►
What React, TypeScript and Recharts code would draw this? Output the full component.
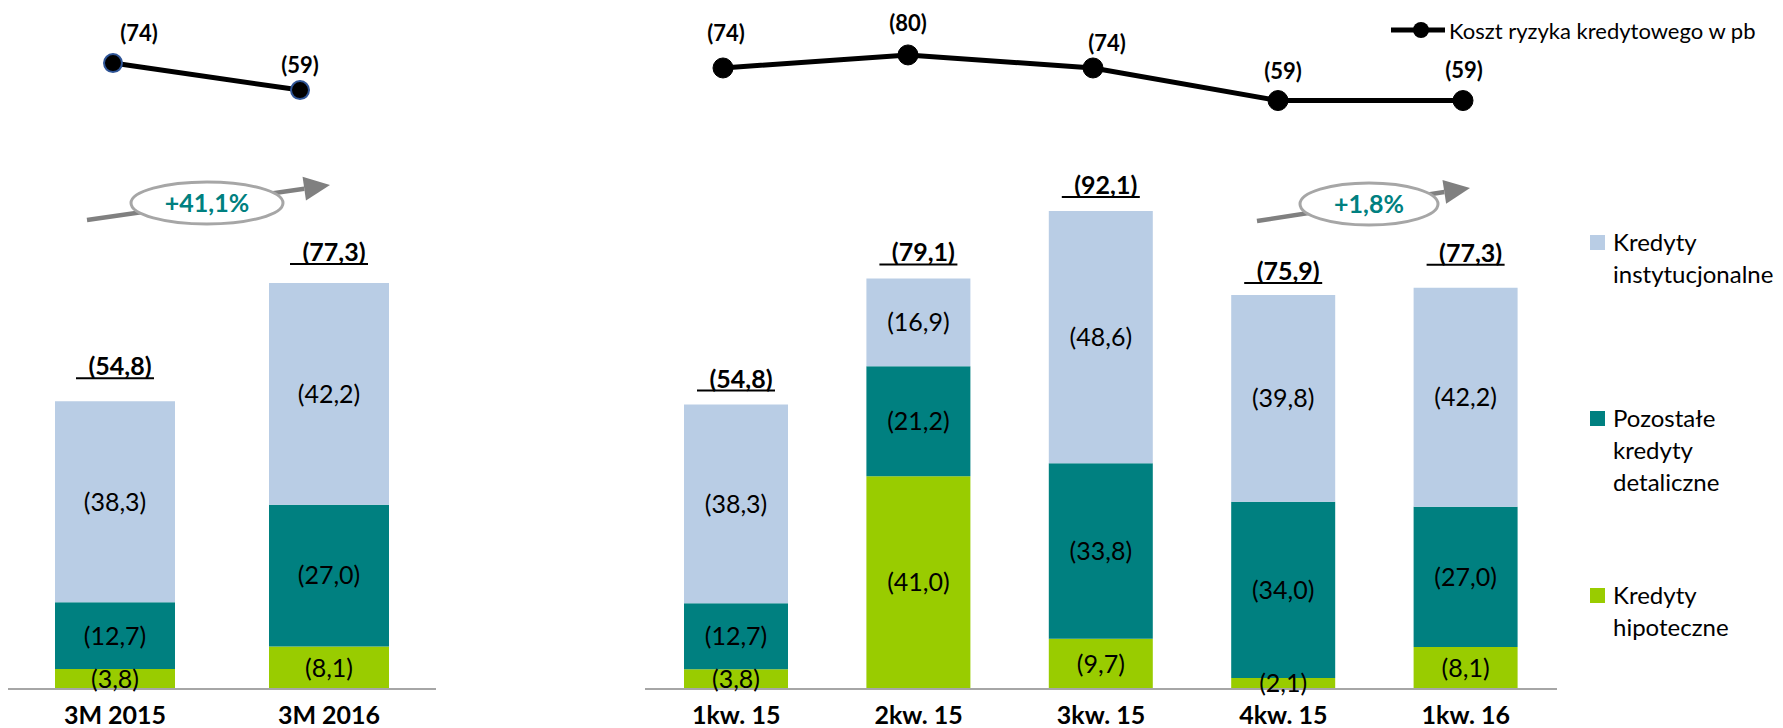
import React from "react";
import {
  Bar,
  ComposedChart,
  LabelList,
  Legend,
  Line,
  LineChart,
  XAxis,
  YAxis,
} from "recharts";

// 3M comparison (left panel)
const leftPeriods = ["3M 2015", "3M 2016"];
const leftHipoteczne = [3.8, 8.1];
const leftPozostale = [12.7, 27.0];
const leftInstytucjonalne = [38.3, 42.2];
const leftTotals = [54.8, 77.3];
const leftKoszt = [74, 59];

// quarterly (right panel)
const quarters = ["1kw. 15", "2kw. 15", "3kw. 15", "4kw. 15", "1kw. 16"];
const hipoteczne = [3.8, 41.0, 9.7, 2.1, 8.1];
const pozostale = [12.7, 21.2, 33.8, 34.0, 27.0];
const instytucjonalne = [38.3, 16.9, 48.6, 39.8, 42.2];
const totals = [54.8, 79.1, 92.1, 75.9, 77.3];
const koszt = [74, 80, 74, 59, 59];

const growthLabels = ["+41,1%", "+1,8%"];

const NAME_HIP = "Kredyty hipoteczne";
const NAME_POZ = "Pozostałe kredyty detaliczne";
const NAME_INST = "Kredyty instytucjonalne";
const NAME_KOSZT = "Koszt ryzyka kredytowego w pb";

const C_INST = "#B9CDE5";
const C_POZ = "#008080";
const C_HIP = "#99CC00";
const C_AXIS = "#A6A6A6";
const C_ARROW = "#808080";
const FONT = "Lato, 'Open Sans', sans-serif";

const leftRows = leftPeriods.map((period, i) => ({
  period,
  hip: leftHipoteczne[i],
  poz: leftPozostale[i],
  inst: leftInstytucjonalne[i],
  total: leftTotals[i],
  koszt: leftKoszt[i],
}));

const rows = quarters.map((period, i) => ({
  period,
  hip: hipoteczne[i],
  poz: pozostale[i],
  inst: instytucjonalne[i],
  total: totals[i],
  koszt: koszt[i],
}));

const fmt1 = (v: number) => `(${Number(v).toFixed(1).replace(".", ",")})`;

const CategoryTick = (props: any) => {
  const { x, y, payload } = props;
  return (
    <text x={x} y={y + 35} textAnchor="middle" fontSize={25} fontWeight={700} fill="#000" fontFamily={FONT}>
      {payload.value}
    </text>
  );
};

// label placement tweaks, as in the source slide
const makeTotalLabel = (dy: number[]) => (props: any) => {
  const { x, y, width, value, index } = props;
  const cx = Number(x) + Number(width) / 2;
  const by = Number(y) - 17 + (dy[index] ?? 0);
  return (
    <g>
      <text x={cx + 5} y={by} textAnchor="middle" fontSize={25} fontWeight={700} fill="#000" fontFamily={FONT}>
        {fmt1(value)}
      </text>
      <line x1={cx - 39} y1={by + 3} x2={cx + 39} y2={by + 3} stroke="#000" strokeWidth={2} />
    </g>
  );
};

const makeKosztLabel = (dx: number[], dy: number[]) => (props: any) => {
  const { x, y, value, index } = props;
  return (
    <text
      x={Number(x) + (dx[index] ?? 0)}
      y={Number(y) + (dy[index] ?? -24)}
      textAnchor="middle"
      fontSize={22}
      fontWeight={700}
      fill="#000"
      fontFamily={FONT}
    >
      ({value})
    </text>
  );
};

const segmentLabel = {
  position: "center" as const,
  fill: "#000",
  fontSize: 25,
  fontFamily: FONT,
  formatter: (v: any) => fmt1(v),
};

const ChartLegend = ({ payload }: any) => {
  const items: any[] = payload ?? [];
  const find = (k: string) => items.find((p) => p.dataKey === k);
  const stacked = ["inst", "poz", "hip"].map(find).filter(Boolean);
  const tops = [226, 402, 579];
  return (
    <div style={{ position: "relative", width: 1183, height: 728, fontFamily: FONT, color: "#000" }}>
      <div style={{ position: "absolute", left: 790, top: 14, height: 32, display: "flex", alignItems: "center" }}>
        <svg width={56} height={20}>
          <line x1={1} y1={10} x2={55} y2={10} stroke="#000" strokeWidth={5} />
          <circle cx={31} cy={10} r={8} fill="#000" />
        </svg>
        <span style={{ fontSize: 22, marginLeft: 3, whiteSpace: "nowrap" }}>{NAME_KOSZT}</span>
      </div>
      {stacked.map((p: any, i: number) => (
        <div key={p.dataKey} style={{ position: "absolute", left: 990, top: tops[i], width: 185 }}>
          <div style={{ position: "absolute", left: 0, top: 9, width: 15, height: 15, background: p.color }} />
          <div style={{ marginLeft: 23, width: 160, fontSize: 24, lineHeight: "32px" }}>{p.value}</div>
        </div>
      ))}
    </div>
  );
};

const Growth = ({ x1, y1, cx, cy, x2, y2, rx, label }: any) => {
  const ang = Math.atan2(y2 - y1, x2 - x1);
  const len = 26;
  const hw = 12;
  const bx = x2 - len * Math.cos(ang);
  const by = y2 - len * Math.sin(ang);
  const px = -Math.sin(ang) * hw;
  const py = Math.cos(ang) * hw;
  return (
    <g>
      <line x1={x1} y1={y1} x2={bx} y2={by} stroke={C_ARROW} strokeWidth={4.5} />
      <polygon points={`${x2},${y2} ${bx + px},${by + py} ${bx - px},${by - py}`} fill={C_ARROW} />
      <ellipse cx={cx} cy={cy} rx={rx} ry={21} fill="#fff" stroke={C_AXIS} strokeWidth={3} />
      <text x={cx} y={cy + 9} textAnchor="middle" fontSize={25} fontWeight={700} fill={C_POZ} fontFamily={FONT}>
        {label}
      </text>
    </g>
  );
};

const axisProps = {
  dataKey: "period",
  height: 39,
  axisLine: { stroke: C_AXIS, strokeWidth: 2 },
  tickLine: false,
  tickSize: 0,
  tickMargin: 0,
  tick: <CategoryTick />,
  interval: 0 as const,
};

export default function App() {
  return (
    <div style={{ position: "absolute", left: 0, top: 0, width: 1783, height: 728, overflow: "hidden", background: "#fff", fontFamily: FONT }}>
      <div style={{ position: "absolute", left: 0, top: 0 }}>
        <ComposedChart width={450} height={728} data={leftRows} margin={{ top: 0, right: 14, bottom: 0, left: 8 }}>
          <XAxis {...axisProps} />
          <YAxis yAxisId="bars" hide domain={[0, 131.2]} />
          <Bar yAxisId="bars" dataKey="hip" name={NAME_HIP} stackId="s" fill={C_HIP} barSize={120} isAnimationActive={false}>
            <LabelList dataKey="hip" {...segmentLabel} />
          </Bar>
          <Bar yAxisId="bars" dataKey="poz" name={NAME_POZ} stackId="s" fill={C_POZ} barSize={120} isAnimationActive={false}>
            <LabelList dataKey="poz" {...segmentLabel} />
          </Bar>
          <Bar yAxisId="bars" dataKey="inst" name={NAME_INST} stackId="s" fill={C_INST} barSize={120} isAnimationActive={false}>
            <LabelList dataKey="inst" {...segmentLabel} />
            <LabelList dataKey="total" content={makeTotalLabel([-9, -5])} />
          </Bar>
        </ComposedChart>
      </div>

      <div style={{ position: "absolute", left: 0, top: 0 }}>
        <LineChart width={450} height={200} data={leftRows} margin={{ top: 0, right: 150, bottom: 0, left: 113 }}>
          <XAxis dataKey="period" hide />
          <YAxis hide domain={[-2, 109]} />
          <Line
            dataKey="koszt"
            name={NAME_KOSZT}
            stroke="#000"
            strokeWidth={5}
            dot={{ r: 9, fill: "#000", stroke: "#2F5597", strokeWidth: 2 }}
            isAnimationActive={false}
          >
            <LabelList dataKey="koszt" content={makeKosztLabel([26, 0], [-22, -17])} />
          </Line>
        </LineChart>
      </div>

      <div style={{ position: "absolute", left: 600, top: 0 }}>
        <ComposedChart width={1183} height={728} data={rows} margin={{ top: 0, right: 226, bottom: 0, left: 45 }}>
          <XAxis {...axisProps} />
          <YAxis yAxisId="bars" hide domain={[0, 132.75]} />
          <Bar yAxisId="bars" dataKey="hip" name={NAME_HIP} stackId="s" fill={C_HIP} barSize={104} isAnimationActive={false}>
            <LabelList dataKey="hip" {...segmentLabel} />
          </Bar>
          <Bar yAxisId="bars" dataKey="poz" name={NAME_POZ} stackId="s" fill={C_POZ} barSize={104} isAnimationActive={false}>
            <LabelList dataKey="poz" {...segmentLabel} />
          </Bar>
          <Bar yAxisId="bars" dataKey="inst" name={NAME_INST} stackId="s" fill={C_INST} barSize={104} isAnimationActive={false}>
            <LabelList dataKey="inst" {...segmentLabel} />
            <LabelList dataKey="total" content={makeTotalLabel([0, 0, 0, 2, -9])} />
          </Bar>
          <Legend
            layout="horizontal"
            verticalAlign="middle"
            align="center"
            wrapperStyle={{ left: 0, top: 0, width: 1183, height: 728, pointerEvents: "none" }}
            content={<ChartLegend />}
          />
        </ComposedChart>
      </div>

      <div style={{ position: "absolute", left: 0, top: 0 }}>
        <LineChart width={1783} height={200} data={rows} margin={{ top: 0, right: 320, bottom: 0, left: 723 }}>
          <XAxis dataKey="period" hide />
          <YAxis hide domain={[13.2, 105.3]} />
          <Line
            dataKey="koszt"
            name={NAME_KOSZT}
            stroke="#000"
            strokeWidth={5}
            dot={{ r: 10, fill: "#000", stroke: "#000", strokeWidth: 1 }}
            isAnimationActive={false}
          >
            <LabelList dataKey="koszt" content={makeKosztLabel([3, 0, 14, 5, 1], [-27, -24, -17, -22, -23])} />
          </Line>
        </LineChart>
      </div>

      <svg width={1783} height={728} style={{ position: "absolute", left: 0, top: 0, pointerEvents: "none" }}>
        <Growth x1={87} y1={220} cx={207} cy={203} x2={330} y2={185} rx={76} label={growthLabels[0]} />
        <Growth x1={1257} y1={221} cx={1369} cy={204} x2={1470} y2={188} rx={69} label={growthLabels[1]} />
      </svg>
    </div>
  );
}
◄
• WRITTEN TASK: Without the pictures, return the listing above from its first line through the line that has "const fmt1 = (v: number)".

• EXERCISE RESPONSE:
What React, TypeScript and Recharts code would draw this? Output the full component.
import React from "react";
import {
  Bar,
  ComposedChart,
  LabelList,
  Legend,
  Line,
  LineChart,
  XAxis,
  YAxis,
} from "recharts";

// 3M comparison (left panel)
const leftPeriods = ["3M 2015", "3M 2016"];
const leftHipoteczne = [3.8, 8.1];
const leftPozostale = [12.7, 27.0];
const leftInstytucjonalne = [38.3, 42.2];
const leftTotals = [54.8, 77.3];
const leftKoszt = [74, 59];

// quarterly (right panel)
const quarters = ["1kw. 15", "2kw. 15", "3kw. 15", "4kw. 15", "1kw. 16"];
const hipoteczne = [3.8, 41.0, 9.7, 2.1, 8.1];
const pozostale = [12.7, 21.2, 33.8, 34.0, 27.0];
const instytucjonalne = [38.3, 16.9, 48.6, 39.8, 42.2];
const totals = [54.8, 79.1, 92.1, 75.9, 77.3];
const koszt = [74, 80, 74, 59, 59];

const growthLabels = ["+41,1%", "+1,8%"];

const NAME_HIP = "Kredyty hipoteczne";
const NAME_POZ = "Pozostałe kredyty detaliczne";
const NAME_INST = "Kredyty instytucjonalne";
const NAME_KOSZT = "Koszt ryzyka kredytowego w pb";

const C_INST = "#B9CDE5";
const C_POZ = "#008080";
const C_HIP = "#99CC00";
const C_AXIS = "#A6A6A6";
const C_ARROW = "#808080";
const FONT = "Lato, 'Open Sans', sans-serif";

const leftRows = leftPeriods.map((period, i) => ({
  period,
  hip: leftHipoteczne[i],
  poz: leftPozostale[i],
  inst: leftInstytucjonalne[i],
  total: leftTotals[i],
  koszt: leftKoszt[i],
}));

const rows = quarters.map((period, i) => ({
  period,
  hip: hipoteczne[i],
  poz: pozostale[i],
  inst: instytucjonalne[i],
  total: totals[i],
  koszt: koszt[i],
}));

const fmt1 = (v: number) => `(${Number(v).toFixed(1).replace(".", ",")})`;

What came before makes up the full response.